What to produce —
Take the data below and extract the lines from the one with "What React, TypeScript" to the one with "const data = categories.map((name, i)", inclusive, exactly as written.

Data provided —

= = = = =

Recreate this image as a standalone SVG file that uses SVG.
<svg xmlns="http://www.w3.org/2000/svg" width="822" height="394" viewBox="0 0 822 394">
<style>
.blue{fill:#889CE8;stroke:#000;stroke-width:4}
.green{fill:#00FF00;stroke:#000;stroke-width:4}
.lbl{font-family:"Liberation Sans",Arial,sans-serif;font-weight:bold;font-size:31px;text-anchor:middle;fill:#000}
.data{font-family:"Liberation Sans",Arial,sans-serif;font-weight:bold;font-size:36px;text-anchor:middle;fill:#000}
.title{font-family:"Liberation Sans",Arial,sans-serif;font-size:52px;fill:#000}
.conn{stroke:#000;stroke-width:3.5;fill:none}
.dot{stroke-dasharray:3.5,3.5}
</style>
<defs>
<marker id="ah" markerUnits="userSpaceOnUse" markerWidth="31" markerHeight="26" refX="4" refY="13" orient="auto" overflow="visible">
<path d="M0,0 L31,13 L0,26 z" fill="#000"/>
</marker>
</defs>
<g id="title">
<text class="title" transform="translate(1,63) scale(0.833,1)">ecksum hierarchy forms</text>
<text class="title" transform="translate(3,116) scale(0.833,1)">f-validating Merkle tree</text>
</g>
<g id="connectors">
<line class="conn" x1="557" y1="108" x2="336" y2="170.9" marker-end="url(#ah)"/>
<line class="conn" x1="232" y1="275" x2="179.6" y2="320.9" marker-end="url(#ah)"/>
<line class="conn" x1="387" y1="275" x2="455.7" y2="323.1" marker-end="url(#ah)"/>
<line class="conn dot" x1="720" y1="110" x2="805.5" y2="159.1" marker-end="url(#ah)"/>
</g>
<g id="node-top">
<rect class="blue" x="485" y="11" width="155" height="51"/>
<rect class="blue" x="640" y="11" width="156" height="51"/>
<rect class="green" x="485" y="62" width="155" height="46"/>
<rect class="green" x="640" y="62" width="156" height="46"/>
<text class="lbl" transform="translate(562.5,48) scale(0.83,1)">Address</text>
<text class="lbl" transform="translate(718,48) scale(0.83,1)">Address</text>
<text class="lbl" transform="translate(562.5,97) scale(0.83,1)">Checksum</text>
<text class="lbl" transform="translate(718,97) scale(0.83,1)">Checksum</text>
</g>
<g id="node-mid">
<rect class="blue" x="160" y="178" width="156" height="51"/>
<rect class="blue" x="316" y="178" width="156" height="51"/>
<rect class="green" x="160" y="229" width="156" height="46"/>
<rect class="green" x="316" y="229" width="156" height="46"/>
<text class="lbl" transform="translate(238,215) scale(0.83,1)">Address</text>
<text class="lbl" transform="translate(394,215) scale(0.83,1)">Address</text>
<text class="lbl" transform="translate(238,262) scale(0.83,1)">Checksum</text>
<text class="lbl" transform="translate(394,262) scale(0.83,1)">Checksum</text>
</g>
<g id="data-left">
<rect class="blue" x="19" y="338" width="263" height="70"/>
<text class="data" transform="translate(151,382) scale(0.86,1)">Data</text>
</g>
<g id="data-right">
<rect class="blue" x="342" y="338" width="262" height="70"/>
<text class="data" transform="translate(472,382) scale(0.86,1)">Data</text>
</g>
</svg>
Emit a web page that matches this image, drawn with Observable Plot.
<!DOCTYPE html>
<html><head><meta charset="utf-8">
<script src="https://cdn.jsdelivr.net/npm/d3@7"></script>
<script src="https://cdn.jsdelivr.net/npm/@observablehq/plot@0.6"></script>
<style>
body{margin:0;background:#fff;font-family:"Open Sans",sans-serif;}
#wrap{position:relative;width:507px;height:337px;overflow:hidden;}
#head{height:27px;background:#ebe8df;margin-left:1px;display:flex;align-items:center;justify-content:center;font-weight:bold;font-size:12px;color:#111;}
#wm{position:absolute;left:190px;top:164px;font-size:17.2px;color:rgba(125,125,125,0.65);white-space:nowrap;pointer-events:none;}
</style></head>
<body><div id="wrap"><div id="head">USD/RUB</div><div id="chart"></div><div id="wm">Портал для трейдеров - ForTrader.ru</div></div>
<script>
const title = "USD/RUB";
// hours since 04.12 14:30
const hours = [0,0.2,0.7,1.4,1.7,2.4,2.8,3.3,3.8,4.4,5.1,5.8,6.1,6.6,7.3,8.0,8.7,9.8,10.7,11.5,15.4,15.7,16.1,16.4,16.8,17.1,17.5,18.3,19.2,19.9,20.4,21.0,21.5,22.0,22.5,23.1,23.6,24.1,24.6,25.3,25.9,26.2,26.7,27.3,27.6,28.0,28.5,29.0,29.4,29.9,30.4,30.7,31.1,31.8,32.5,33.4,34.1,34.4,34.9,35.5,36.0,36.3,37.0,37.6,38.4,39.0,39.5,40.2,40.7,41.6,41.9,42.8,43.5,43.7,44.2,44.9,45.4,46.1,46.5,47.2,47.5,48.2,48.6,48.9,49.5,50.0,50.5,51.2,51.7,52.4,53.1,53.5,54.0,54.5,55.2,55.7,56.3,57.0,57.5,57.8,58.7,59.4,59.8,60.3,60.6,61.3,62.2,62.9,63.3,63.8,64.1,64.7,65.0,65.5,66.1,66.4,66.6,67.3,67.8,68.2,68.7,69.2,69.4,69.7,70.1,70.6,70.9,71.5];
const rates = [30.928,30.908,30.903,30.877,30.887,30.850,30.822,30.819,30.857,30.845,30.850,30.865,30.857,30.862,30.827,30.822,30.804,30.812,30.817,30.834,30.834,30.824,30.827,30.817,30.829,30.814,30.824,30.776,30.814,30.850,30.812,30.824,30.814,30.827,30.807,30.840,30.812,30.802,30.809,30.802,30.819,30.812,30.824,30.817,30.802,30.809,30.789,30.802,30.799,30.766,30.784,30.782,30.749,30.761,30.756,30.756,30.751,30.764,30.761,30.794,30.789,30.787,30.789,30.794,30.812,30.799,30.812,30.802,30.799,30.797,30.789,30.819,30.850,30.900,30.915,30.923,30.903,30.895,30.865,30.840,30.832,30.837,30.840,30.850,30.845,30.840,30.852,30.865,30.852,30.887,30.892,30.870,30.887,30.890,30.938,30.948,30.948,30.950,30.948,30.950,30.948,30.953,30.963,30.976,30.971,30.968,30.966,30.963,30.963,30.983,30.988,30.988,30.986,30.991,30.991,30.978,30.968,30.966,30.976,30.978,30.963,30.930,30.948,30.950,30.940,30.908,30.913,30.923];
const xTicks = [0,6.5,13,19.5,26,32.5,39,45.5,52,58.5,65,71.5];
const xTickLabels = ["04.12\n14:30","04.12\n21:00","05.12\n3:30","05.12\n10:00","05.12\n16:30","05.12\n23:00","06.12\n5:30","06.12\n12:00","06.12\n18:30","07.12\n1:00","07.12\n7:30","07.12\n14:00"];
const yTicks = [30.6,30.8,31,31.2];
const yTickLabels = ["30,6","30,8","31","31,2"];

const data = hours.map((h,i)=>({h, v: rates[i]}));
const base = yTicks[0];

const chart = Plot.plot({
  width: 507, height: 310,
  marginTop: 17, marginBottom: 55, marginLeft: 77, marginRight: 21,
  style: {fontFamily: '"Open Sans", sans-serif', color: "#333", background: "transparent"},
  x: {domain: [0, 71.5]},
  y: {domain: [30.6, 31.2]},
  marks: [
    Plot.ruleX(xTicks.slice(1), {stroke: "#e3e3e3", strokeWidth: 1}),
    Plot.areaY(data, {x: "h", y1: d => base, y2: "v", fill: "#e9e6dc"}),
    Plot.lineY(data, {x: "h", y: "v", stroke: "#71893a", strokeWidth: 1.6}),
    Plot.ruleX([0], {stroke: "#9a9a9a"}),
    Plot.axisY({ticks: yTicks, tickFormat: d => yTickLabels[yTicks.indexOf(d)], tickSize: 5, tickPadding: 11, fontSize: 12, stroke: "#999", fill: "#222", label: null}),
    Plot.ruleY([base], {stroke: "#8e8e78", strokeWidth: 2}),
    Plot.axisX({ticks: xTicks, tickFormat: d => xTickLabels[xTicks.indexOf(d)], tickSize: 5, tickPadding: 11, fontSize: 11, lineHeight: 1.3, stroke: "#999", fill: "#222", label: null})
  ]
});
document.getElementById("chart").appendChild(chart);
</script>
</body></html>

= = = = =

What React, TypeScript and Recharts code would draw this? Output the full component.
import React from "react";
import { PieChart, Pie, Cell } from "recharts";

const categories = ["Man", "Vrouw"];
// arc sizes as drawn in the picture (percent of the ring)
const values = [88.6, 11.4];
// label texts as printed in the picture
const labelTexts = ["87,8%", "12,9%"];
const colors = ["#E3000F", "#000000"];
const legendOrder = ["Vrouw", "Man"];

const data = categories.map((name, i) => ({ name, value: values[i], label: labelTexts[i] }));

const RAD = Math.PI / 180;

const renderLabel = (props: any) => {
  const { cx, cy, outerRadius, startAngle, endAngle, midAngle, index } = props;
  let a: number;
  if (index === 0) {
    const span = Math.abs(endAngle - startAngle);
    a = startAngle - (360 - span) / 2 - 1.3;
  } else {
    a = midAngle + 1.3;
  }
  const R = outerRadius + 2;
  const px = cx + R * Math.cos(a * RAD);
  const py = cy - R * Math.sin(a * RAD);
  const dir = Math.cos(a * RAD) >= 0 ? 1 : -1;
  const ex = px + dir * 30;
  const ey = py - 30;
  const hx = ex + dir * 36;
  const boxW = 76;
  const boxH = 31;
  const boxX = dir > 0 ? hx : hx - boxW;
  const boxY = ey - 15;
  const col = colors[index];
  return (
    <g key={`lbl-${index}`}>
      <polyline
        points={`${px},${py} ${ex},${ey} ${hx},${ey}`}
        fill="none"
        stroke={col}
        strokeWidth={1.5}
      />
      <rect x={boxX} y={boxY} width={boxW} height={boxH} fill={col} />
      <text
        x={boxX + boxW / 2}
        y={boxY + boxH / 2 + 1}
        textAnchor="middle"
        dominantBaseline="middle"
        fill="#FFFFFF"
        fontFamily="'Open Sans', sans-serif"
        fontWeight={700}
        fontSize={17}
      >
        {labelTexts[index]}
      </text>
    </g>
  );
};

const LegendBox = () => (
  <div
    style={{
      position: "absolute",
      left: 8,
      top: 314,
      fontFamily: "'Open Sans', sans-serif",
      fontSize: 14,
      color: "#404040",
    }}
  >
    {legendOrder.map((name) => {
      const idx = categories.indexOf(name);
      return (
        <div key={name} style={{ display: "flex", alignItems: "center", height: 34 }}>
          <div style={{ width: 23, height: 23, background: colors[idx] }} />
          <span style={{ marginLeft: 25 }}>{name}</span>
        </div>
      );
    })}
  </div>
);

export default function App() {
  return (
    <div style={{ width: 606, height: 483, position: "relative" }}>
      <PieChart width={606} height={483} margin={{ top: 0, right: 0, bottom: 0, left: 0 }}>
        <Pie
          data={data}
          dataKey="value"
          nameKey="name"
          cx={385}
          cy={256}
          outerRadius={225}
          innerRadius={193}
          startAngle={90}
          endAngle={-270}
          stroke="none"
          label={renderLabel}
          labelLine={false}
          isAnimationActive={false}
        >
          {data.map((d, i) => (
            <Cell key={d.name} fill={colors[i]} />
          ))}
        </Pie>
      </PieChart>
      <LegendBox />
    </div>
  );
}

= = = = =

Answer to this task —
What React, TypeScript and Recharts code would draw this? Output the full component.
import React from "react";
import { PieChart, Pie, Cell } from "recharts";

const categories = ["Man", "Vrouw"];
// arc sizes as drawn in the picture (percent of the ring)
const values = [88.6, 11.4];
// label texts as printed in the picture
const labelTexts = ["87,8%", "12,9%"];
const colors = ["#E3000F", "#000000"];
const legendOrder = ["Vrouw", "Man"];

const data = categories.map((name, i) => ({ name, value: values[i], label: labelTexts[i] }));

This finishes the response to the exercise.